Task description:
Repeat the material exactly from its first line to the line that includes "35, 40, 45];". Skip pictures.

Recorded data:
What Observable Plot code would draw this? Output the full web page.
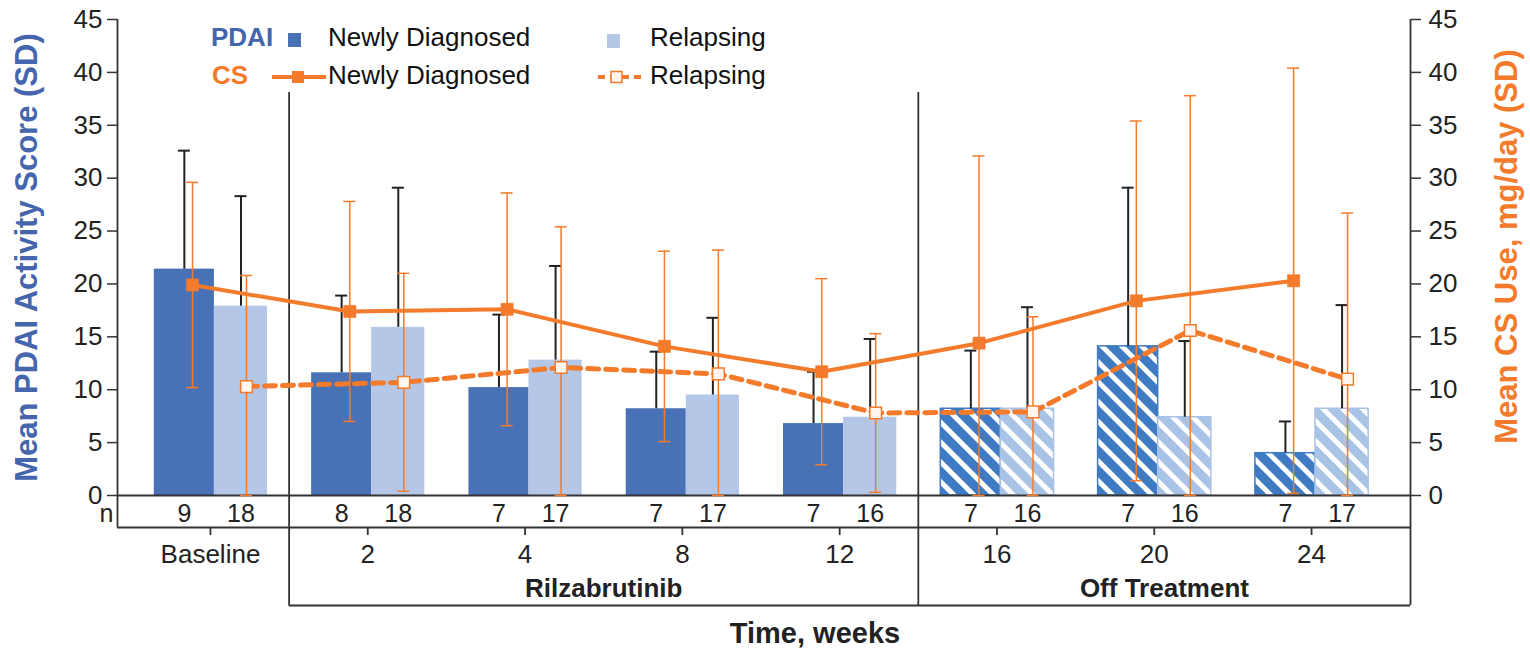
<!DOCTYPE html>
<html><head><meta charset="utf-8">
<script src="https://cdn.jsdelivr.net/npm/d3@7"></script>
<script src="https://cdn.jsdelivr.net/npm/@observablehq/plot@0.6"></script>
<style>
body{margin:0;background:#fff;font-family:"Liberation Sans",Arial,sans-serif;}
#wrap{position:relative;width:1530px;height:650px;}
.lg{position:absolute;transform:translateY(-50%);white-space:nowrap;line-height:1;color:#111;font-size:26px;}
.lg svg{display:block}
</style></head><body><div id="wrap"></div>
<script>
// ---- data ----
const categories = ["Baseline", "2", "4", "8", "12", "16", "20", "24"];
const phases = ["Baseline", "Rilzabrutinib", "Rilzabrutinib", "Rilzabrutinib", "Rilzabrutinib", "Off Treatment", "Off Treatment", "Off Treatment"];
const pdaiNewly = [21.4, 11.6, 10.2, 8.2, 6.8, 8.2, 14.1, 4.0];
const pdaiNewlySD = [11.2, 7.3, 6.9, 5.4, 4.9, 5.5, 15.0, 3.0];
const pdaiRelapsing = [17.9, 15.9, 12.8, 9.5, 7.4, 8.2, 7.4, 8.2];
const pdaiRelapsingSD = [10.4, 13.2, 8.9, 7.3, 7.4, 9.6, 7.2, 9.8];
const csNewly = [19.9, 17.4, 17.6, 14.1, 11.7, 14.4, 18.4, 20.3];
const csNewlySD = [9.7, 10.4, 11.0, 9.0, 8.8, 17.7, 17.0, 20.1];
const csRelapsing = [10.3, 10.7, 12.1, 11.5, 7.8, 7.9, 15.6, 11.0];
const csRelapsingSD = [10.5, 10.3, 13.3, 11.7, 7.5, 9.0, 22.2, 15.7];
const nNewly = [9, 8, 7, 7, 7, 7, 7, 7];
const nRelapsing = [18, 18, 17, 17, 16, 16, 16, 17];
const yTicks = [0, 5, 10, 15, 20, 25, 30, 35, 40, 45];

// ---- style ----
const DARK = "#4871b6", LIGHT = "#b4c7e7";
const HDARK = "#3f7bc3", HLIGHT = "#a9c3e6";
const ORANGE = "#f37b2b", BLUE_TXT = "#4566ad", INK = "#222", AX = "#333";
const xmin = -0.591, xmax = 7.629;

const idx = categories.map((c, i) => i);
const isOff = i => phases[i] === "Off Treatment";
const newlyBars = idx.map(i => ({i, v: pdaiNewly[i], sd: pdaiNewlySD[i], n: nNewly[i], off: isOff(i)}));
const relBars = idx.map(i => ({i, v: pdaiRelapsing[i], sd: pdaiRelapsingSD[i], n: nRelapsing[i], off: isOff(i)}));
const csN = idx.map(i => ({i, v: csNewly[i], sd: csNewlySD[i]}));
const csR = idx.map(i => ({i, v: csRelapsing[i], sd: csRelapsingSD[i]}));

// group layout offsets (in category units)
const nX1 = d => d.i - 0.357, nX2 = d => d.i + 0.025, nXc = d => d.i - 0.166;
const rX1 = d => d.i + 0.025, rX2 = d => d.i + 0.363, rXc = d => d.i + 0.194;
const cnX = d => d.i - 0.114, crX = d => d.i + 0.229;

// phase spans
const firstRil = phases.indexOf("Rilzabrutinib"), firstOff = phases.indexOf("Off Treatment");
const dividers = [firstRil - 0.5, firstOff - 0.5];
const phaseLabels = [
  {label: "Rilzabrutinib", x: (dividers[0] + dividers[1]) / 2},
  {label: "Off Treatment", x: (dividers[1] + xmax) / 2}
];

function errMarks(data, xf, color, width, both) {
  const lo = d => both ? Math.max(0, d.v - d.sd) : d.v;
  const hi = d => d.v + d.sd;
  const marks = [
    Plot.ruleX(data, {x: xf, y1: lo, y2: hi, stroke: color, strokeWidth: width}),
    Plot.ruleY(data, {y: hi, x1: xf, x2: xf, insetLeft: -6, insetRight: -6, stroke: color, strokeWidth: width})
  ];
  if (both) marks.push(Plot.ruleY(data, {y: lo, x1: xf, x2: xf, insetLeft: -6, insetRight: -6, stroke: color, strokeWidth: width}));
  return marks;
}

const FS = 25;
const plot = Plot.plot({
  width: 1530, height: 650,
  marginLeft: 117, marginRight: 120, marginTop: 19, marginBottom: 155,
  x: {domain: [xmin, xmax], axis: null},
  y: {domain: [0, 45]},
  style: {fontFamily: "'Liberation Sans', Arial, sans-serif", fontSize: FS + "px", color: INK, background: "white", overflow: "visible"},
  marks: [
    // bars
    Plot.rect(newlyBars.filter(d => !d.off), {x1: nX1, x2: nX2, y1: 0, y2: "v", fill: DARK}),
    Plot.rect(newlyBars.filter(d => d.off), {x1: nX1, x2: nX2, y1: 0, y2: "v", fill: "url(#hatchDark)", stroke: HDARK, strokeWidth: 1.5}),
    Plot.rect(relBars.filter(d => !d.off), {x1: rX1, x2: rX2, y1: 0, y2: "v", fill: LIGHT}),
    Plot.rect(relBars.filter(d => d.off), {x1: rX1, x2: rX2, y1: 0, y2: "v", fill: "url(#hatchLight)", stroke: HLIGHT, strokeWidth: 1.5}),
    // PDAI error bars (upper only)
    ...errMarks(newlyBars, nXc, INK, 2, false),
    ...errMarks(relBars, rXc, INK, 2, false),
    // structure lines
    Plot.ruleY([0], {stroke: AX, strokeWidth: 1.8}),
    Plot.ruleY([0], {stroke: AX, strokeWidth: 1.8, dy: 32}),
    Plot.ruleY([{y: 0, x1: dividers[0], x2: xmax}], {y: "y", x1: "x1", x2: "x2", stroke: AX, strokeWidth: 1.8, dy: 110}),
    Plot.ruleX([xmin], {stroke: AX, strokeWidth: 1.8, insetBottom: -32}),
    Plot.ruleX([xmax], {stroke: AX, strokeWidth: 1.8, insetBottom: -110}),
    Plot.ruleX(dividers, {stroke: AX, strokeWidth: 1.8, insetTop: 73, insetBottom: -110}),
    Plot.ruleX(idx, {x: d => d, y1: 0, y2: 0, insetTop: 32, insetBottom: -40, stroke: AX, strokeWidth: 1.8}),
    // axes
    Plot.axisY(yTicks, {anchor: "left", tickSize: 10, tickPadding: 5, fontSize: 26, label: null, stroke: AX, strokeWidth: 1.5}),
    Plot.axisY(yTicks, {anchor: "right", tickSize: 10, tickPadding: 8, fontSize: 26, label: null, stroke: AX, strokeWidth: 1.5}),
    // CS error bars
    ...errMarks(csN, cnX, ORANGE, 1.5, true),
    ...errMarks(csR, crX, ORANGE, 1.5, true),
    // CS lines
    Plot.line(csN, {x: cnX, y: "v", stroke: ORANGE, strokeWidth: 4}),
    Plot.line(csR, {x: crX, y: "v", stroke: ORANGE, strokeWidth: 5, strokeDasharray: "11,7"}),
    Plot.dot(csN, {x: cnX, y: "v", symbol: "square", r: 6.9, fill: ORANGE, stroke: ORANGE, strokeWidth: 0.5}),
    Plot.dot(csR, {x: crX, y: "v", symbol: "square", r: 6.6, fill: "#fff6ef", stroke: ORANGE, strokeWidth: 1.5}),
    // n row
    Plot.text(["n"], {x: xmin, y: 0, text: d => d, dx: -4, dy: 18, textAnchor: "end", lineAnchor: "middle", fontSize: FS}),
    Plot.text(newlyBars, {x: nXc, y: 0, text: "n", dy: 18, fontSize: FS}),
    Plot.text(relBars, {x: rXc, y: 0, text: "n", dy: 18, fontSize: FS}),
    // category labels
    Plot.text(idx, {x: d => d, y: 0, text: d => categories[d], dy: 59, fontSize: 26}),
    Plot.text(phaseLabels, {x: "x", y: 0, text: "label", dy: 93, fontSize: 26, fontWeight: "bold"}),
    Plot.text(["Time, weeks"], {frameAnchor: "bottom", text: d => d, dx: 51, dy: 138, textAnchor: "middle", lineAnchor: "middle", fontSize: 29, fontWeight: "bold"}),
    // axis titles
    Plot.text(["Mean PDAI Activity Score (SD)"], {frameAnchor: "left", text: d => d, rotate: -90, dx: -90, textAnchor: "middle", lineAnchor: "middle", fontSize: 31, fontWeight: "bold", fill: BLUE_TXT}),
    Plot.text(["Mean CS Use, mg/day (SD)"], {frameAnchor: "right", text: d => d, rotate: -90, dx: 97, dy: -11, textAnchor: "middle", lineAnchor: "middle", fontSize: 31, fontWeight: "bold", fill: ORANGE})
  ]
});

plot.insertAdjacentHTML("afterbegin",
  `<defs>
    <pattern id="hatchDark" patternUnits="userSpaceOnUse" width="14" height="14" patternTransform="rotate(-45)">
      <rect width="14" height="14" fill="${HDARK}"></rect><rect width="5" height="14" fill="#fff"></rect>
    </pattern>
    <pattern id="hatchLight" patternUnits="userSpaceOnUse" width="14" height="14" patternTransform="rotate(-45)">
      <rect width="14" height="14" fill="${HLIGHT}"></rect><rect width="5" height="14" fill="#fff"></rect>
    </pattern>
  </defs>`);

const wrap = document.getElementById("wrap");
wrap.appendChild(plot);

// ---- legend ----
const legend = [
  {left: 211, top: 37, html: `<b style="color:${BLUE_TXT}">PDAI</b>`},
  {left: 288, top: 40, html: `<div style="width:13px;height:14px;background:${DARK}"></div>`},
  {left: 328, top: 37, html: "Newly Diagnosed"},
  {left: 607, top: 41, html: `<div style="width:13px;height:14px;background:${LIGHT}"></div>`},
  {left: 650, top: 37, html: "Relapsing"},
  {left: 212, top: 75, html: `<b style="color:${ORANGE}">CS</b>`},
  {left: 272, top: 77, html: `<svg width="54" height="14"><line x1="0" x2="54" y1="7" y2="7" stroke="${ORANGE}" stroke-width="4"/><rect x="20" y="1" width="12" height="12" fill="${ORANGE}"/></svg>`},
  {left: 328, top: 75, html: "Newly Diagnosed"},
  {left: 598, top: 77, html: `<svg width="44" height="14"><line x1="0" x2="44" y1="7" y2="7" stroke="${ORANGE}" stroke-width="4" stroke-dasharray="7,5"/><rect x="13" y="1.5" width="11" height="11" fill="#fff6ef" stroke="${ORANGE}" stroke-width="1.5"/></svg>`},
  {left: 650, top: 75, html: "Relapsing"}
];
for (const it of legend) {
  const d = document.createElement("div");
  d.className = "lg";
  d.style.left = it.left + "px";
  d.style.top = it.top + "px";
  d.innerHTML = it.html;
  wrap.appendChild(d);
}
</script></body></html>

Problem solution:
What Observable Plot code would draw this? Output the full web page.
<!DOCTYPE html>
<html><head><meta charset="utf-8">
<script src="https://cdn.jsdelivr.net/npm/d3@7"></script>
<script src="https://cdn.jsdelivr.net/npm/@observablehq/plot@0.6"></script>
<style>
body{margin:0;background:#fff;font-family:"Liberation Sans",Arial,sans-serif;}
#wrap{position:relative;width:1530px;height:650px;}
.lg{position:absolute;transform:translateY(-50%);white-space:nowrap;line-height:1;color:#111;font-size:26px;}
.lg svg{display:block}
</style></head><body><div id="wrap"></div>
<script>
// ---- data ----
const categories = ["Baseline", "2", "4", "8", "12", "16", "20", "24"];
const phases = ["Baseline", "Rilzabrutinib", "Rilzabrutinib", "Rilzabrutinib", "Rilzabrutinib", "Off Treatment", "Off Treatment", "Off Treatment"];
const pdaiNewly = [21.4, 11.6, 10.2, 8.2, 6.8, 8.2, 14.1, 4.0];
const pdaiNewlySD = [11.2, 7.3, 6.9, 5.4, 4.9, 5.5, 15.0, 3.0];
const pdaiRelapsing = [17.9, 15.9, 12.8, 9.5, 7.4, 8.2, 7.4, 8.2];
const pdaiRelapsingSD = [10.4, 13.2, 8.9, 7.3, 7.4, 9.6, 7.2, 9.8];
const csNewly = [19.9, 17.4, 17.6, 14.1, 11.7, 14.4, 18.4, 20.3];
const csNewlySD = [9.7, 10.4, 11.0, 9.0, 8.8, 17.7, 17.0, 20.1];
const csRelapsing = [10.3, 10.7, 12.1, 11.5, 7.8, 7.9, 15.6, 11.0];
const csRelapsingSD = [10.5, 10.3, 13.3, 11.7, 7.5, 9.0, 22.2, 15.7];
const nNewly = [9, 8, 7, 7, 7, 7, 7, 7];
const nRelapsing = [18, 18, 17, 17, 16, 16, 16, 17];
const yTicks = [0, 5, 10, 15, 20, 25, 30, 35, 40, 45];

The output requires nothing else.